The Apple Watch tracks sleep if you wear it overnight, but the data is limited and focuses on how many hours you’ve been asleep. It doesn’t provide as many insights about sleep quality as the Fitbit does.

The Apple Watch comes with Wi-Fi connectivity, and you can add GPS and cellular connections as added features. All Apple Watch products are listed as water-resistant to a depth of 50 meters (or more in the case of the Ultra) and “swim-proof,” making them a good option for people who get their exercise in wet environments.

Apple Watch Pricing

There are three series of Apple Watches currently available from the company:

  • Apple Watch Ultra. This 49-millimeter case watch is the most expensive option from Apple. The series is designed for adventure athletes and comes with a choice of three band styles: Alpine Loop for outdoor adventures, Trail Loop for endurance athletes and Ocean Band for extreme water sports and recreational diving. The Ultra is water-resistant to 100 meters and swim-proof for recreational diving to 40 meters. It includes a depth gauge with a water temperature sensor and is dust-resistant. Perhaps the best feature is its long battery life – up to 36 hours with normal usage and up to 60 hours on low power settings. Apple Watch Ultra starts at $799.
  • Apple Watch Series 8. The Apple Watch Series 8 comes in two sizes – 45 and 41 millimeters – and several colors and case materials. All these variations make for different prices, but the base 41 mm model starts at $399.
  • Apple Watch SE. This streamlined version of the older series 6 style comes in two case sizes, 44 or 40 millimeters. It’s water-resistant to 50 meters and swim-proof. The Apple Watch SE starts at $249.

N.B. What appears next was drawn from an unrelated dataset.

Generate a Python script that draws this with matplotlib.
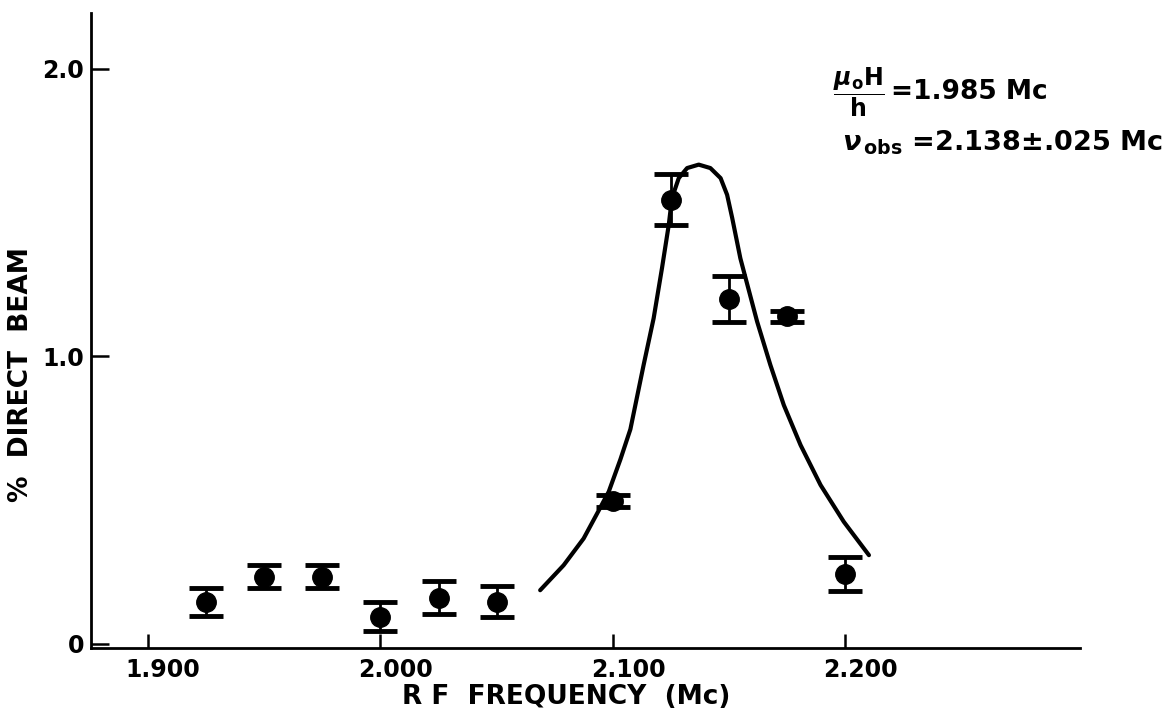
import matplotlib
matplotlib.use('Agg')
import matplotlib.pyplot as plt
import matplotlib.transforms as mtransforms

plt.rcParams['font.family'] = ['DejaVu Sans']
plt.rcParams['font.weight'] = 'bold'
plt.rcParams['mathtext.fontset'] = 'custom'
plt.rcParams['mathtext.rm'] = 'DejaVu Sans:bold'
plt.rcParams['mathtext.it'] = 'DejaVu Sans:bold:italic'

# measured points (RF frequency in Mc, % direct beam, error half-width)
freq = [1.925, 1.950, 1.975, 2.000, 2.025, 2.050, 2.100, 2.125, 2.150, 2.175, 2.200]
beam = [0.145, 0.233, 0.233, 0.094, 0.160, 0.146, 0.497, 1.545, 1.200, 1.139, 0.244]
beam_err = [0.050, 0.040, 0.040, 0.050, 0.057, 0.053, 0.022, 0.088, 0.081, 0.020, 0.059]

# hand-drawn resonance curve
curve_f = [2.0687, 2.0788, 2.0874, 2.0932, 2.0982, 2.1032, 2.1075,
           2.1132, 2.1175, 2.1211, 2.1240, 2.1254, 2.1283, 2.1319, 2.1369,
           2.1419, 2.1463, 2.1491, 2.1513, 2.1548, 2.1620, 2.1677,
           2.1735, 2.1807, 2.1893, 2.1993, 2.2101]
curve_b = [0.186, 0.273, 0.366, 0.453, 0.529, 0.641, 0.746,
           0.970, 1.132, 1.307, 1.457, 1.551, 1.620, 1.655, 1.667,
           1.655, 1.620, 1.562, 1.481, 1.341, 1.121, 0.970,
           0.830, 0.691, 0.552, 0.424, 0.308]

xticks = [1.9, 2.0, 2.1, 2.2]
xtick_labels = ['1.900', '2.000', '2.100', '2.200']
yticks = [0, 1.0, 2.0]
ytick_labels = ['0', '1.0', '2.0']

fig = plt.figure(figsize=(11.75, 7.16), dpi=100)
ax = fig.add_axes([0.0774, 0.095, 0.842, 0.887])

ax.plot(curve_f, curve_b, color='black', lw=3, solid_capstyle='round',
        solid_joinstyle='round')
ax.errorbar(freq, beam, yerr=beam_err, fmt='o', color='black', ms=14,
            elinewidth=2, capsize=12, capthick=3.5)

ax.set_xlim(1.8755, 2.301)
ax.set_ylim(-0.015, 2.195)

for side in ['top', 'right']:
    ax.spines[side].set_visible(False)
for side in ['left', 'bottom']:
    ax.spines[side].set_linewidth(2)

ax.set_xticks(xticks)
ax.set_xticklabels(xtick_labels)
ax.set_yticks(yticks)
ax.set_yticklabels(ytick_labels)
ax.tick_params(axis='x', direction='in', length=10, width=1.8, labelsize=17, pad=7)
ax.tick_params(axis='y', direction='in', length=13, width=1.8, labelsize=17, pad=5)

# tick labels on the original sit a little right of their ticks
offset = mtransforms.ScaledTranslation(15 / 100, 0, fig.dpi_scale_trans)
for lbl in ax.get_xticklabels():
    lbl.set_transform(lbl.get_transform() + offset)

ax.set_xlabel('R F  FREQUENCY  (Mc)', fontsize=19, fontweight='bold')
ax.xaxis.set_label_coords(0.48, -0.057)
ax.set_ylabel('%  DIRECT  BEAM', fontsize=19, fontweight='bold')
ax.yaxis.set_label_coords(-0.058, 0.43)

fig.text(0.709, 0.871, r'$\dfrac{\mu_{\mathrm{o}}\mathrm{H}}{\mathrm{h}}$',
         fontsize=17, va='center', ha='left')
fig.text(0.758, 0.871, '=1.985 Mc', fontsize=19, va='center', ha='left')
fig.text(0.717, 0.80, r'$\nu_{\,\mathrm{obs}}$' + ' =2.138$\\pm$.025 Mc',
         fontsize=19.5, va='center', ha='left')

fig.savefig('out.png', dpi=100)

Fitbit vs. Apple Watch: Which Is Better?

Like any product, the right fit depends on your goals and the information most important to you, Borchers says.

For example, if you want a lot of information about your sleep quality but aren’t as bothered about excessive data on workouts, then the Fitbit watch is the better option. And, because Fitbit products sync with both Apple and Android devices, if you use a PC or have a Google phone, the Fitbit is likely going to be easier to integrate.

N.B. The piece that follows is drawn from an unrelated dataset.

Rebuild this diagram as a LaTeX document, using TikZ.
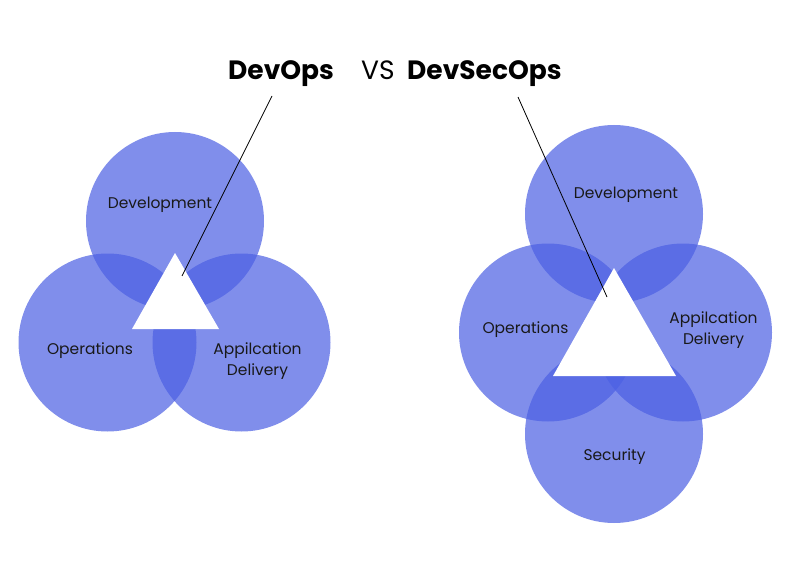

However, if you do want more granular workout data and you have an iPhone, then the Apple Watch will likely be the better fit.

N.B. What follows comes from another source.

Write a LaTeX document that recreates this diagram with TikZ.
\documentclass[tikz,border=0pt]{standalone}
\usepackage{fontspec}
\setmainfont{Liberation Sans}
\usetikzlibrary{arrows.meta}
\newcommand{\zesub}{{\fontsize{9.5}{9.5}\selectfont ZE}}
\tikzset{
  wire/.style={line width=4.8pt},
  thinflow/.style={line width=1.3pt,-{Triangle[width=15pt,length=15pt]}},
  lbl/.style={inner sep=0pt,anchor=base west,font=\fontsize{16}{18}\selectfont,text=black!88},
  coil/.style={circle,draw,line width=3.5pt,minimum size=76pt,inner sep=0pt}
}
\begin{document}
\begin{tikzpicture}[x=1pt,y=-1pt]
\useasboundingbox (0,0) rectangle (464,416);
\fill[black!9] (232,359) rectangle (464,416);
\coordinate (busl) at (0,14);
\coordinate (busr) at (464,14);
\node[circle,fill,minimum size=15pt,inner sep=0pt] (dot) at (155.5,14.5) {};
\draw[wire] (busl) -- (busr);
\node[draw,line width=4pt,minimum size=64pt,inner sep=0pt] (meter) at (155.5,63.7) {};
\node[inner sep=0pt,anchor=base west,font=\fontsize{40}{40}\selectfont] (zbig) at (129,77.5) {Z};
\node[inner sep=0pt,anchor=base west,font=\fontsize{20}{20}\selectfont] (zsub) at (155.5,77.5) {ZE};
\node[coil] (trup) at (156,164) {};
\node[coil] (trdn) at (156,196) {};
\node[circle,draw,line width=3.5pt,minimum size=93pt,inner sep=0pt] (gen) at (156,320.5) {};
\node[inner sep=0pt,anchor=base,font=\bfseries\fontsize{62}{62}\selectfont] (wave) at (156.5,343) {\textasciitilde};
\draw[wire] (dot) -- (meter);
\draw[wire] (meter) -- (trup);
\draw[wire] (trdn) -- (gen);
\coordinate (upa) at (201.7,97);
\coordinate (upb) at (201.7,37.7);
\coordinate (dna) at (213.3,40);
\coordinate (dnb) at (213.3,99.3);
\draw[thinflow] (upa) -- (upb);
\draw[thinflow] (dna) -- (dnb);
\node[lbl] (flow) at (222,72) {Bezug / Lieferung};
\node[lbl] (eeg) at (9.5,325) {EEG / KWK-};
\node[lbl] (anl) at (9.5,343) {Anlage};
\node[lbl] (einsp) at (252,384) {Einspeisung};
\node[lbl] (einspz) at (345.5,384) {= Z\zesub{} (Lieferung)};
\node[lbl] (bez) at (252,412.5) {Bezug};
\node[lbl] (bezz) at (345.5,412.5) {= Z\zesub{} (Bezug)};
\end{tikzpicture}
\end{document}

If you have the means, consider getting both, Borchers says.

“I started out with a Fitbit, and it was a great introduction to getting data and having my activity tracked and logged,” she recalls. “Then, I switched to the Apple Watch. I have an iPhone, and it’s more compatible with that, and it’s (the Apple Watch) a little higher tech and data-driven. For me, that was the right switch to make.”

No matter what your goals are, Borchers adds that these wearable devices can be really useful and supportive of developing better health and fitness habits. “It’s just an extra motivator to get up and get moving to help with your overall physical activity level.”

User Reviews

What do users say? Here’s one person’s first-hand experience with Fitbit and Apple Watch.

Meredith Hunt, a runner based in Beverly, Massachusetts, who describes herself as an “avid consumer of wearables,” has used both Fitbit and Apple Watch products.

While it’s been a few years since she used Fitbit, her impression of it was that “the technology was really basic. The interface wasn’t exciting or advanced and looks-wise, it appeared cheap.” She also had multiple issues with the band breaking, a common problem that many Fitbit users have also reported.

She disliked the device so much that she bought a Garmin watch to help with her running training.

“I was much happier with the quality difference, but as the technology advances, I wanted more of a smartwatch that had more features beyond just tracking runs and steps,” she explains.

Enter the Apple Watch, which she says is “the best smartwatch I’ve used.” But she hastened to add that she also had an iPhone and other Apple products, “so outside of that ecosystem, I’m not sure how great it would be.”

She says the Fitness+ membership also has a lot of additional workout options that she’s only just begun exploring. On the downside, she notes that the Apple Watch needs to be charged daily as the battery life is limited – a common complaint among Apple Watch users.